Polyanalytic Reproducing Kernels on the Quantized Annulus

TL;DR

This paper characterizes eigenspaces of the magnetic Laplacian on the annulus as polyanalytic spaces, providing explicit formulas for their reproducing kernels involving Jacobi theta functions, especially under quantized magnetic field strengths.

Contribution

It completes Peetre's work by explicitly describing the polyanalytic eigenspaces and their kernels, including transformation rules under automorphisms for quantized magnetic fields.

Findings

Reproducing kernels expressed via Jacobi theta functions.

Eigenspaces are true-polyanalytic spaces.

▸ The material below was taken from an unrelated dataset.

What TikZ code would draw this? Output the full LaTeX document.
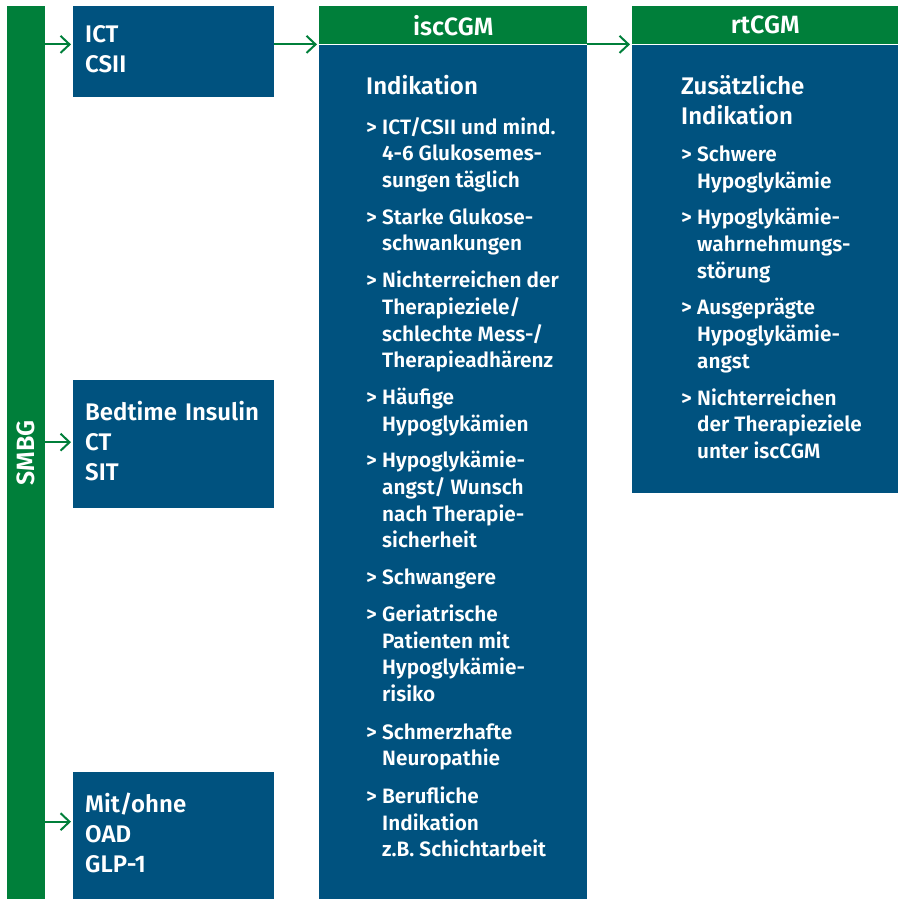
\documentclass[tikz,border=0pt]{standalone}
\usepackage{fontspec}
\setmainfont{Fira Sans}[UprightFont={* SemiBold}]
\usetikzlibrary{arrows.meta}

\definecolor{bzgreen}{HTML}{007F3A}
\definecolor{bzblue}{HTML}{00527F}

\newcommand{\itm}{>&}

\tikzset{
  bar/.style   = {fill=bzgreen, inner sep=0pt, anchor=north west},
  therapy/.style = {fill=bzblue, text=white, anchor=north west, align=left,
                    inner xsep=12pt, inner ysep=0pt, text width=177pt,
                    minimum height=#1, font=\fontsize{24}{30}\selectfont,
                    execute at end node={\par\vspace{6pt}}},
  head/.style  = {bar, text=white, minimum height=38pt,
                  font=\fontsize{25}{30}\selectfont},
  panel/.style = {fill=bzblue, anchor=north west, inner sep=0pt},
  crit/.style  = {text=white, anchor=north west, inner sep=0pt,
                  font=\fontsize{20.8}{26.7}\selectfont},
  flow/.style  = {draw=bzgreen, line width=2pt, shorten >=2pt,
                  -{Straight Barb[length=9pt,width=17pt,line width=2pt]}}
}

\begin{document}
\begin{tikzpicture}[x=1pt,y=-1pt]
\useasboundingbox (0,0) rectangle (898,899);

% SMBG bar
\node[bar, minimum width=38pt, minimum height=893pt] (smbg) at (7,6) {};
\node[rotate=90, text=white, font=\fontsize{25}{30}\selectfont] at (smbg.center) {SMBG};

% therapy forms
\node[therapy=91pt]  (ict)  at (73,6)   {ICT\\CSII};
\node[therapy=128pt] (bed)  at (73,380) {Bedtime Insulin\\CT\\SIT};
\node[therapy=127pt] (oad)  at (73,772) {Mit/ohne\\OAD\\GLP-1};

% iscCGM column
\node[head, minimum width=268pt] (ischead) at (319,6) {iscCGM};
\node[panel, minimum width=268pt, minimum height=855pt] (isc) at (ischead.south west) {};
\node[crit] (isclist) at (366,75) {%
  \begin{tabular}{@{}p{16pt}@{}l@{}}
  \multicolumn{2}{@{}l}{\fontsize{24}{30}\selectfont Indikation}\\[13pt]
  \itm ICT/CSII und mind.\\ & 4-6 Glukosemes-\\ & sungen täglich\\[10pt]
  \itm Starke Glukose-\\ & schwankungen\\[10pt]
  \itm Nichterreichen der\\ & Therapieziele/\\ & schlechte Mess-/\\ & Therapieadhärenz\\[10pt]
  \itm Häufige\\ & Hypoglykämien\\[10pt]
  \itm Hypoglykämie-\\ & angst/ Wunsch\\ & nach Therapie-\\ & sicherheit\\[10pt]
  \itm Schwangere\\[10pt]
  \itm Geriatrische\\ & Patienten mit\\ & Hypoglykämie-\\ & risiko\\[11pt]
  \itm Schmerzhafte\\ & Neuropathie\\[11pt]
  \itm Berufliche\\ & Indikation\\ & z.B. Schichtarbeit
  \end{tabular}};

% rtCGM column
\node[head, minimum width=266pt] (rthead) at (632,6) {rtCGM};
\node[panel, minimum width=266pt, minimum height=448pt] (rt) at (rthead.south west) {};
\node[crit] (rtlist) at (681,75) {%
  \begin{tabular}{@{}p{16pt}@{}l@{}}
  \multicolumn{2}{@{}l}{\fontsize{24}{30}\selectfont Zusätzliche}\\[3pt]
  \multicolumn{2}{@{}l}{\fontsize{24}{30}\selectfont Indikation}\\[10pt]
  \itm Schwere\\ & Hypoglykämie\\[10pt]
  \itm Hypoglykämie-\\ & wahrnehmungs-\\ & störung\\[10pt]
  \itm Ausgeprägte\\ & Hypoglykämie-\\ & angst\\[10pt]
  \itm Nichterreichen\\ & der Therapieziele\\ & unter iscCGM
  \end{tabular}};

% arrows
\draw[flow] (smbg.east |- isc.north) -- (ict.west |- isc.north);
\draw[flow] ([yshift=2pt]smbg.east |- bed.west) -- ([yshift=2pt]bed.west);
\draw[flow] ([yshift=14pt]smbg.east |- oad.west) -- ([yshift=14pt]oad.west);
\draw[flow] (ict.east |- isc.north) -- (isc.north west);
\draw[flow] (isc.north east) -- (isc.north east -| rt.west);
\end{tikzpicture}
\end{document}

Transformation rules under automorphisms derived for integer magnetic fields.

Abstract

While dealing with the constant-strength magnetic Laplacian on the annulus, we complete J. Peetre's work. In particular, the eigenspaces associated with its discrete spectrum are true-polyanalytic spaces with respect to the invariant Cauchy-Riemann operator, and we write down explicit formulas for their reproducing kernels. The latter are expressed by means of the fourth Jacobi theta function and of its logarithmic derivatives when the magnetic field strength is an integer. Under this quantization condition, we also derive the transformation rule satisfied by the reproducing kernel under the automorphism group of the annulus.